A Brief History of Disastrous Sports Events
The answer is no, obviously
There's nothing that symbolises the ideal of international sporting participation and the brotherhood of man more than sniggering schadenfreude. Watching another country screw up the organisation of their Olympics, Commonwealth or World Cup simply reaffirms the comforting racist fact that all other races are bullshit. So, as we raise a toast to the soon-to-be-toast Delhi Commonwealth Games (nice toilets, mate), let us remember some of those other great logistical nightmares and financial calamities of the sporting world.
It wasn't enough that people were being hosed with hot lead on the fields of Flanders only two years earlier – as further war reparations, Belgium was forced to host the deeply unprofitable Summer Olympics of 1920, notable as the only Games where the local Olympic Organising Committee actually went bankrupt midway through the event, meaning that no official reports or medals tables were ever published.
As the engineers watched the final piece of the Montreal Olympic Stadium roof slide into place, they could congratulate themselves on a job well done. They'd finished the stadium! Too bad it was 1987, and the Games had come and gone 11 years earlier. Just one more symbol of the graft and incompetence for which Montreal had become notorious was that, even then, the covered roofing they'd installed began to tear within weeks, owing to a design flaw.
When they beat both Moscow and Los Angeles to the prize, Montreal's mayor had decreed that “the Olympics could no more make a loss than a man could have a baby”. He was soon eating his words for two: Montreal spent thirty years paying off a $1.5 billion heap of chump change for its untenanted, unwanted, useless stadium, known semi-officially as the “Big O”, but more colloquially as the “Big Owe”.
In 1986, a big chunk of masonry fell off the central tower during a baseball game by the Montreal Expos. Not long after, the entire team was shipped off to Washington DC, permanently. Now many Montrealers want it demolished, but because of the "unique" design, even that isn't possible – it won't implode because of its curvature, so you'd have to take it apart piece-by-piece – an exercise likely to cost $700 million in itself. Half of what they paid to create it in the first place.
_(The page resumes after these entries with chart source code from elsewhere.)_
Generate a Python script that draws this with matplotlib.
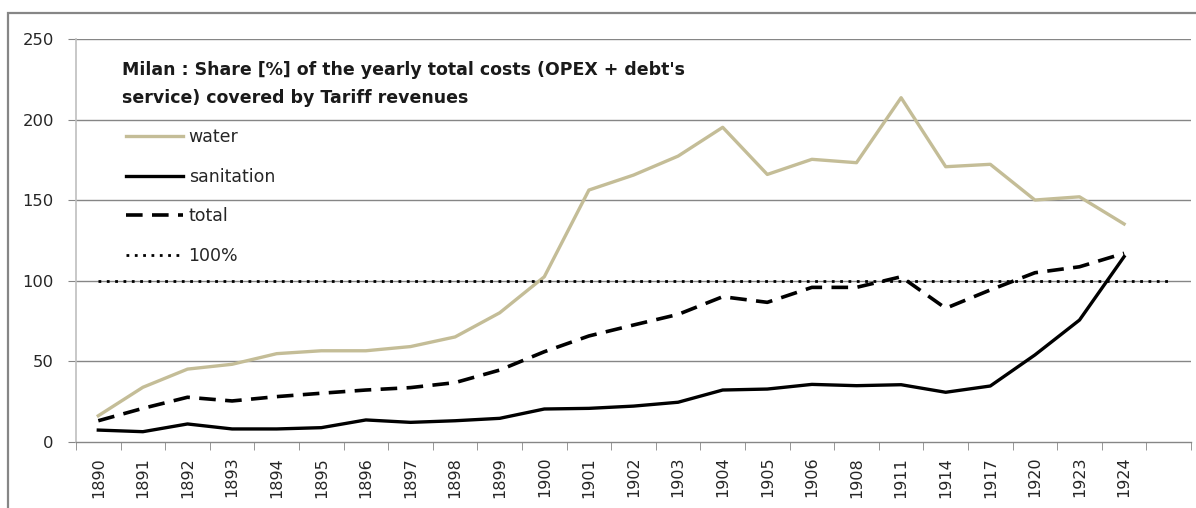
import matplotlib
matplotlib.use("Agg")
import matplotlib.pyplot as plt
from matplotlib.patches import Rectangle

years = ["1890", "1891", "1892", "1893", "1894", "1895", "1896", "1897", "1898",
         "1899", "1900", "1901", "1902", "1903", "1904", "1905", "1906", "1908",
         "1911", "1914", "1917", "1920", "1923", "1924", ""]
water = [16, 33.7, 45, 48, 54.6, 56.4, 56.4, 59, 65, 80, 102.4, 156.3, 165.6,
         177.4, 195.3, 166, 175.4, 173.3, 213.7, 170.8, 172.3, 150.1, 152.1, 135.2]
sanitation = [7.1, 6.1, 10.9, 7.8, 7.8, 8.6, 13.4, 11.9, 12.9, 14.4, 20.2, 20.6,
              22, 24.4, 32, 32.6, 35.5, 34.7, 35.3, 30.6, 34.5, 53.8, 75.5, 114.9]
total = [12.9, 20.6, 27.5, 25.2, 27.9, 30, 32, 33.5, 36.6, 44.4, 55.8, 65.6, 72.4,
         79, 90, 86.5, 95.8, 95.8, 102.4, 82.8, 94.2, 104.9, 108.6, 117]
reference = [100] * len(years)

plt.rcParams['font.family'] = ['DejaVu Sans']

W, H = 1196, 508
fig = plt.figure(figsize=(W / 100, H / 100), dpi=100)
ax = fig.add_axes([76 / W, 1 - 441.5 / H, (1191 - 76) / W, (441.5 - 39.3) / H])

# outer chart frame
fig.patches.append(Rectangle((8 / W, -0.1), 1.2, 1 - 13 / H + 0.1,
                             transform=fig.transFigure, fill=False,
                             edgecolor='#868686', linewidth=1.6))

x_all = list(range(len(years)))
x = x_all[:len(water)]

grid_c = '#868686'
text_c = '#262626'
for v in range(50, 251, 50):
    ax.axhline(v, color=grid_c, linewidth=1.0, zorder=0)

ax.plot(x, water, color='#C4BD97', linewidth=2.4, label='water', zorder=3)
ax.plot(x, sanitation, color='black', linewidth=2.4, label='sanitation', zorder=3)
ax.plot(x, total, color='black', linewidth=2.6, linestyle=(0, (4.6, 2.6)),
        label='total', zorder=3)
ax.plot(x_all, reference, color='black', linewidth=2.0, linestyle=(0, (1, 2)),
        label='100%', zorder=3)

ax.set_xlim(-0.5, len(years) - 0.5)
ax.set_ylim(0, 250)
ax.set_yticks(range(0, 251, 50))
ax.tick_params(axis='y', length=6, color=grid_c, labelsize=11.8, pad=10,
               labelcolor=text_c)

ax.set_xticks(x_all)
ax.set_xticklabels(years, rotation=90, fontsize=11.5, color=text_c)
ax.set_xticks([i - 0.5 for i in range(len(years) + 1)], minor=True)
ax.tick_params(axis='x', which='major', length=0, pad=11)
ax.tick_params(axis='x', which='minor', length=6, color=grid_c)

for s in ['top', 'right']:
    ax.spines[s].set_visible(False)
ax.spines['left'].set_color('#BFBFBF')
ax.spines['left'].set_linewidth(1.2)
ax.spines['bottom'].set_color(grid_c)
ax.spines['bottom'].set_linewidth(1.0)

fig.text(122 / W, 1 - 61 / H,
         "Milan : Share [%] of the yearly total costs (OPEX + debt's\n"
         "service) covered by Tariff revenues",
         fontsize=12.5, fontweight='bold', va='top', ha='left',
         linespacing=1.7, color='#1a1a1a')

leg = ax.legend(loc='upper left', bbox_to_anchor=(120 / W, 1 - 122 / H),
                bbox_transform=fig.transFigure, frameon=False,
                fontsize=12.5, handlelength=3.3, handletextpad=0.3,
                labelspacing=1.25, borderaxespad=0, borderpad=0.35)
for t in leg.get_texts():
    t.set_color(text_c)

fig.savefig('out.png', dpi=100)
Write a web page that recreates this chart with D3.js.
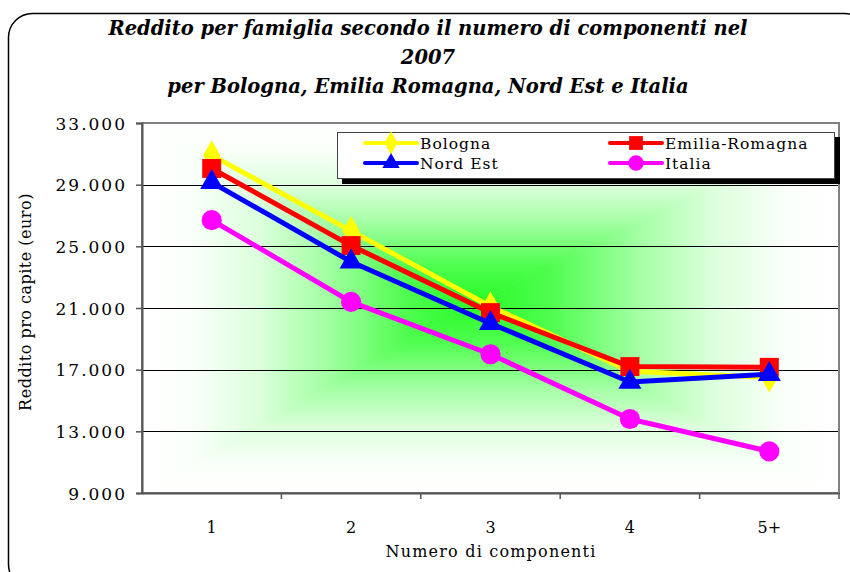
<!DOCTYPE html>
<html>
<head>
<meta charset="utf-8">
<script src="https://cdn.jsdelivr.net/npm/d3@7"></script>
<style>
  body { margin: 0; background: #fff; }
  svg { display: block; }
</style>
</head>
<body>
<div id="chart"></div>
<script>
// data
var categories = ['1', '2', '3', '4', '5+'];
var bologna = [30900, 26000, 21100, 16900, 16500];
var emiliaRomagna = [30050, 25050, 20700, 17200, 17150];
var nordEst = [29150, 24000, 20000, 16200, 16700];
var italia = [26700, 21400, 18000, 13800, 11700];
var yTicks = [9000, 13000, 17000, 21000, 25000, 29000, 33000];

var series = [
  { name: 'Bologna', values: bologna, color: '#ffff00', marker: 'diamond' },
  { name: 'Emilia-Romagna', values: emiliaRomagna, color: '#ff0000', marker: 'square' },
  { name: 'Nord Est', values: nordEst, color: '#0000ff', marker: 'triangle' },
  { name: 'Italia', values: italia, color: '#ff00ff', marker: 'circle' }
];

var width = 850,
    height = 572;

var plot = { left: 142, right: 839, top: 123, bottom: 493 };

var it = d3.formatLocale({ decimal: ',', thousands: '.', grouping: [3], currency: ['', ' €'] });
var fmt = it.format(',.0f');

var svg = d3.select('#chart')
  .append('svg')
  .attr('width', width)
  .attr('height', height);

var defs = svg.append('defs');

// outer rounded frame
svg.append('rect')
  .attr('x', 8.5).attr('y', 13.5)
  .attr('width', 860).attr('height', 575)
  .attr('rx', 24).attr('ry', 24)
  .attr('fill', '#fff')
  .attr('stroke', '#000')
  .attr('stroke-width', 1.5);

var x = d3.scaleBand()
  .domain(categories)
  .range([plot.left, plot.right])
  .padding(0);

var y = d3.scaleLinear()
  .domain([9000, 33000])
  .range([plot.bottom, plot.top]);

var cx = function(c) { return x(c) + x.bandwidth() / 2; };

// plot area background: rectangular "from centre" gradient built out of 4 triangles
var pcx = (plot.left + plot.right) / 2 - 15,
    pcy = (plot.top + plot.bottom) / 2 - 5;

var sides = [
  { id: 'gTop', pts: [[plot.left, plot.top], [plot.right, plot.top]], from: [pcx, plot.top] },
  { id: 'gBottom', pts: [[plot.left, plot.bottom], [plot.right, plot.bottom]], from: [pcx, plot.bottom] },
  { id: 'gLeft', pts: [[plot.left, plot.top], [plot.left, plot.bottom]], from: [plot.left, pcy] },
  { id: 'gRight', pts: [[plot.right, plot.top], [plot.right, plot.bottom]], from: [plot.right, pcy] }
];

var stops = [
  [0, '#ffffff'], [0.15, '#fafffa'], [0.35, '#dcffdc'],
  [0.55, '#a4ffa4'], [0.8, '#4dfd4d'], [1, '#28fb28']
];

sides.forEach(function(s) {
  var g = defs.append('linearGradient')
    .attr('id', s.id)
    .attr('gradientUnits', 'userSpaceOnUse')
    .attr('x1', s.from[0]).attr('y1', s.from[1])
    .attr('x2', pcx).attr('y2', pcy);
  stops.forEach(function(st) {
    g.append('stop').attr('offset', st[0]).attr('stop-color', st[1]);
  });
});

svg.append('g')
  .selectAll('path')
  .data(sides)
  .enter()
  .append('path')
  .attr('d', function(s) {
    return 'M' + s.pts[0] + 'L' + s.pts[1] + 'L' + [pcx, pcy] + 'Z';
  })
  .attr('fill', function(s) { return 'url(#' + s.id + ')'; })
  .attr('stroke', function(s) { return 'url(#' + s.id + ')'; })
  .attr('stroke-width', 0.6);

// gridlines
svg.append('g')
  .selectAll('line')
  .data(yTicks.slice(1, -1))
  .enter()
  .append('line')
  .attr('x1', plot.left).attr('x2', plot.right)
  .attr('y1', function(d) { return Math.round(y(d)) + 0.5; })
  .attr('y2', function(d) { return Math.round(y(d)) + 0.5; })
  .attr('stroke', '#000')
  .attr('stroke-width', 1);

// plot border
svg.append('rect')
  .attr('x', plot.left).attr('y', plot.top)
  .attr('width', plot.right - plot.left)
  .attr('height', plot.bottom - plot.top)
  .attr('fill', 'none')
  .attr('stroke', '#808080')
  .attr('stroke-width', 2);

// y axis
var yAxis = d3.axisLeft(y)
  .tickValues(yTicks)
  .tickSize(6)
  .tickFormat(fmt);

var gy = svg.append('g')
  .attr('transform', 'translate(' + plot.left + ',0)')
  .call(yAxis);
gy.select('.domain').attr('stroke', '#555').attr('stroke-width', 2);
gy.selectAll('.tick line').attr('stroke', '#555').attr('stroke-width', 1.5);
gy.selectAll('.tick text')
  .attr('x', -15)
  .attr('dy', '0.36em')
  .style('font-family', '"DejaVu Serif", serif')
  .style('font-size', '17px')
  .style('letter-spacing', '2px')
  .attr('fill', '#000');

// x axis
var xAxis = d3.axisBottom(x)
  .tickSize(0)
  .tickPadding(0);

var gx = svg.append('g')
  .attr('transform', 'translate(0,' + plot.bottom + ')')
  .call(xAxis);
gx.select('.domain').attr('stroke', '#555').attr('stroke-width', 2);
gx.selectAll('.tick text')
  .attr('y', 40)
  .attr('dy', 0)
  .style('font-family', '"DejaVu Serif", serif')
  .style('font-size', '16px')
  .attr('fill', '#000');

// category separators below the axis
svg.append('g')
  .selectAll('line')
  .data(categories.slice(1).concat(['end']))
  .enter()
  .append('line')
  .attr('x1', function(d) { return d === 'end' ? plot.right : x(d); })
  .attr('x2', function(d) { return d === 'end' ? plot.right : x(d); })
  .attr('y1', plot.bottom)
  .attr('y2', plot.bottom + 6)
  .attr('stroke', '#555')
  .attr('stroke-width', 1.5);

// series
var line = d3.line()
  .x(function(d, i) { return cx(categories[i]); })
  .y(function(d) { return y(d); });

var symbolOf = {
  diamond: d3.symbolDiamond,
  square: d3.symbolSquare,
  triangle: d3.symbolTriangle,
  circle: d3.symbolCircle
};
var sizeOf = { diamond: 260, square: 360, triangle: 230, circle: 320 };

series.forEach(function(s) {
  var g = svg.append('g');
  g.append('path')
    .attr('d', line(s.values))
    .attr('fill', 'none')
    .attr('stroke', s.color)
    .attr('stroke-width', 5)
    .attr('stroke-linejoin', 'round');
  g.selectAll('path.mk')
    .data(s.values)
    .enter()
    .append('path')
    .attr('class', 'mk')
    .attr('d', d3.symbol().type(symbolOf[s.marker]).size(sizeOf[s.marker]))
    .attr('transform', function(d, i) {
      return 'translate(' + cx(categories[i]) + ',' + y(d) + ')';
    })
    .attr('fill', s.color);
});

// legend
var lg = svg.append('g');
lg.append('rect')
  .attr('x', 342).attr('y', 137)
  .attr('width', 498).attr('height', 47)
  .attr('fill', '#000');
lg.append('rect')
  .attr('x', 337.5).attr('y', 132.5)
  .attr('width', 497).attr('height', 46)
  .attr('fill', '#fff')
  .attr('stroke', '#444')
  .attr('stroke-width', 1);

var legendPos = [[365, 143], [610, 143], [365, 163], [610, 163]];
var legendSize = { diamond: 150, square: 190, triangle: 130, circle: 190 };

series.forEach(function(s, i) {
  var p = legendPos[i];
  lg.append('line')
    .attr('x1', p[0]).attr('x2', p[0] + 52)
    .attr('y1', p[1]).attr('y2', p[1])
    .attr('stroke', s.color)
    .attr('stroke-width', 4)
    .attr('stroke-linecap', 'round');
  lg.append('path')
    .attr('d', d3.symbol().type(symbolOf[s.marker]).size(legendSize[s.marker]))
    .attr('transform', 'translate(' + (p[0] + 26) + ',' + p[1] + ')')
    .attr('fill', s.color);
  lg.append('text')
    .attr('x', p[0] + 55)
    .attr('y', p[1] + 6)
    .style('font-family', '"DejaVu Serif", serif')
    .style('font-size', '15.5px')
    .style('letter-spacing', '1px')
    .text(s.name);
});

// titles
var titleLines = [
  'Reddito per famiglia secondo il numero di componenti nel',
  '2007',
  'per Bologna, Emilia Romagna, Nord Est e Italia'
];
svg.append('g')
  .selectAll('text')
  .data(titleLines)
  .enter()
  .append('text')
  .attr('x', 428)
  .attr('y', function(d, i) { return 35 + i * 29; })
  .attr('text-anchor', 'middle')
  .style('font-family', '"DejaVu Serif", serif')
  .style('font-size', '19.5px')
  .style('font-weight', 'bold')
  .style('font-style', 'italic')
  .text(function(d) { return d; });

svg.append('text')
  .attr('x', 491)
  .attr('y', 557)
  .attr('text-anchor', 'middle')
  .style('font-family', '"DejaVu Serif", serif')
  .style('font-size', '16px')
  .style('letter-spacing', '1.2px')
  .text('Numero di componenti');

svg.append('text')
  .attr('transform', 'translate(31,302) rotate(-90)')
  .attr('text-anchor', 'middle')
  .style('font-family', '"DejaVu Serif", serif')
  .style('font-size', '16px')
  .style('letter-spacing', '0.5px')
  .text('Reddito pro capite (euro)');
</script>
</body>
</html>
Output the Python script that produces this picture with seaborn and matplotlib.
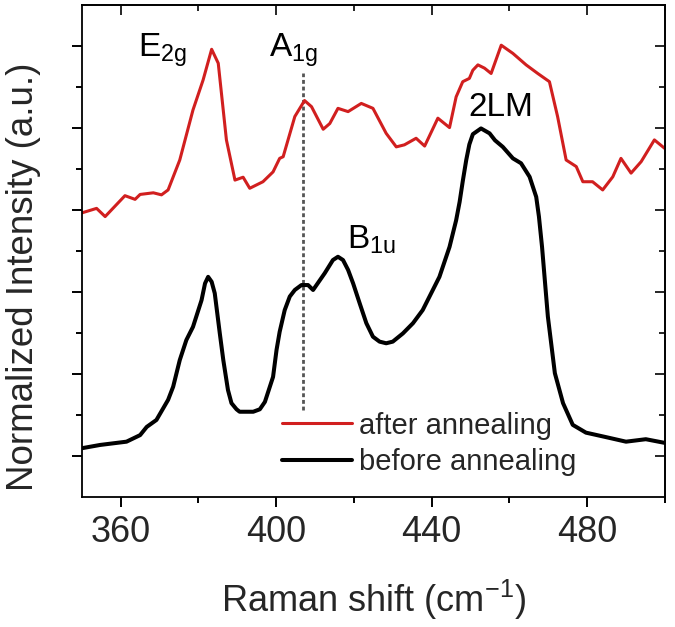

Just let the people look at the fucking flame, OK? They just want to get a good clear line-of-sight for that Olympic Torch. This, the governors of Vancouver's shitty 2010 Winter Games couldn't comprehend. It all got a bit East Berlin when gaggles of people had to observe the Torch from behind a messy wire fence because of safety concerns and the ever-present threat of someone desperate to free Tibet immolating themselves on the sporty flame.
This all added to the good vibes. A #takedownthefence campaign stalked Twitter. The promised snow turned to slush after a warm spell. A Georgian luger died after coming unstuck on a practice run. At the opening ceremony, one of the hydraulic ice totems, which was supposed to re-emerge from the floor didn’t, leaving Catriona LeMay Doan stuck in her silo, unable to participate alongside Wayne Gretzky, Nancy Greene and Steve Nash in the “quadruple-lighting of the cauldron”. And with tickets for key events changing hands for $4,000, no wonder there were reports of window-smashing rampages downtown by outraged fans.
Seems a bit bizarre, holding the Olympics in Greece, but whatever. The Greeks finally got their Games in 2004 and built a shiny new subway system and a big stadium in the usual fashion. Nine billion dollars later, Greece had spent 5% of its national income on the Games. You'd think that a programme of massive public spending would start some kind of economic boom, but instead of spiking, straight after the games GDP fell to its lowest level in a decade, setting off the chain of events that would lead to Greece finally calling in the men in pinstripes to rake over its public finances earlier this year. Yes, the Greek Debt Crisis is all the fault of Greece's greatest export, the Olympics.
By 1986, everyone who was anyone was boycotting something – hey, it was the era of Live Aid and we could change the world if we really wanted to. So when 32 of the 56 nations involved in the Commonwealth Games decided to boycott the event over the Thatcher government's soft stance on South Africa, the finances of the event duly turned south after no one wanted to sponsor it. Four million quid in debt even before kick-off, rogue entrepreneur and Fleet Street baron Robert Maxwell then announced that he would step in to save the games. Clearly, the mild-mannered city councilors who let him in hadn't read his roguish CV. Instead of the £2million he had announced he would contribute, Maxwell ultimately stumped up a measly £250,000. Instead of securing new lines of revenue, he simply asked all the Games' creditors if they'd be prepared to settle for half the amount they were owed. That takes a certain genius.
Well it hasn’t happened yet. But they did manage to cut off the water to half of Hackney for a week and I met someone the other day who was building the stadium and he said they just hung around smoking dope all day. So roll on glorious Olympics!